Dépourvue de concept, l’initiative de résiliation crée un vide en matière de politique européenne de la Suisse
Rappelons que l’accord de libre-échange date de 1972 et abaisse les droits de douane sur les produits industriels à zéro entre la Suisse et l’UE. Un accord qui me semble bon et important. Les règles de l’OMC sont, elles aussi, centrales et constituent la clé de voûte du système commercial mondial. Pour moi, il ne fait cependant aucun doute que ces deux cadres réglementaires seraient largement insuffisants pour être pour le moins équivalents aux Accords bilatéraux I. Ils ne peuvent pas maintenir le statut actuel de notre place économique au cœur de l’Europe.
Pourquoi? Parce que déjà au lendemain du «non» à l’Espace économique européen (EEE) le 6 décembre 1992, tout le monde en Suisse avait compris que l’OMC et l’accord de libre-échange de 1972 avec l’UE étaient insuffisants pour participer au marché intérieur européen, qui était en train de prendre forme. La Suisse risquait ainsi de devenir une île au beau milieu de l’Europe. Et les conséquences sont apparues au fil des années, qui ont suivi. Dans les années 1990, la Suisse accusait la plus faible croissance économique de tous les pays d’Europe occidentale. Quant aux règles de l’OMC, elles ne représentent pas un substitut, d’autant plus que les libéralisations vont se trouver sans doute bloquées pendant des années.

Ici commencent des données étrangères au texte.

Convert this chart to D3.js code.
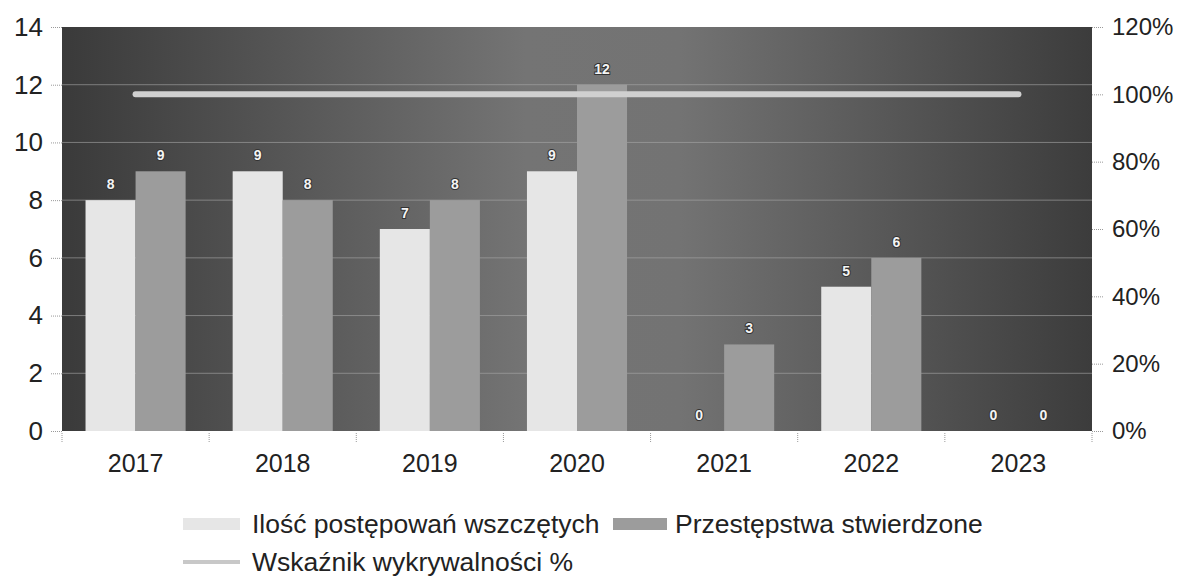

Pour la nation exportatrice qu’est la Suisse, un «Swexit» serait un coup dur
Tous les partis représentés au Conseil fédéral ont donc soutenu la signature des Bilatérales I, qui regroupent sept accords en un paquet. Ces accords régissent la coopération européenne dans les domaines de la libre circulation des personnes, des transports terrestres, du trafic aérien, des entraves techniques au commerce, de la recherche, des marchés publics et de l’agriculture. Grâce au grand soutien politique, les Bilatérales I ont été acceptées par 67,2% des votants le 21 mai 2000. Nous étions tous très soulagés. Cette décision signifiait aussi que plus de deux tiers des votants suisses étaient favorables à une participation de la Suisse au marché intérieur européen. Le signal ainsi donné était important, car l’UE est, de loin, le plus important partenaire commercial de la Suisse. Et dans ce contexte, des relations commerciales réglementées et stables sont essentielles.
Si la Suisse veut rester une nation exportatrice prospère, il faut plus qu’un accord de libre-échange et les règles de l’OMC
L’initiative de résiliation mettrait ainsi fin, de façon brutale, à la participation de la Suisse au marché intérieur européen, qui est pourtant si important pour elle. Selon le texte de l’initiative, le «Swexit» deviendrait une réalité 19 mois après la votation. Pour ma part, je souhaite que la Suisse demeure une nation exportatrice et pour cela, il faut plus qu’un accord de libre-échange et les règles de l’OMC. L’un et l’autre facilitent certes l’accès au marché intérieur européen, mais pas la participation aux mêmes conditions que les concurrents européens. Je constate que nous vivons à une époque de cloisonnement du marché. Notre pays est donc confronté à un environnement déjà assez difficile et nous n’avons nul besoin d’un «Swexit» nous mettant en-dehors du marché intérieur européen.
Avec le «Swexit», les auteurs de l’initiative de résiliation acceptent l’idée que la prospérité des Suisses baisse
J’attends des auteurs de l’initiative qu’ils présentent – avant la votation – un plan concret quant à leur vision en matière de politique européenne pour notre pays. Comment veulent-ils à l’avenir réglementer l’immigration, la reconnaissance des normes techniques, les transports terrestres et le trafic aérien, la coopération en matière de recherche, l’accès aux marchés publics et les produits agricoles? Il faut aussi se demander si l’UE entrera en matière sur les nouvelles propositions. Que faire si elle refuse? Enfin, il faut bien garder à l’esprit qu’aucun autre pays sur le continent ne bénéficie autant par habitant de la participation au marché intérieur européen. Pour la Suisse, cela représente des revenus supplémentaires de l’ordre de 4400 francs par an et par habitant. En l’absence de concepts viables pour une politique européenne de la Suisse sans Accords bilatéraux I, il est manifeste que les auteurs de l’initiative acceptent l’idée que la prospérité des Suisses baisse. A mes yeux, c’est une raison de plus pour dire un «non» ferme à cette initiative le 27 septembre prochain.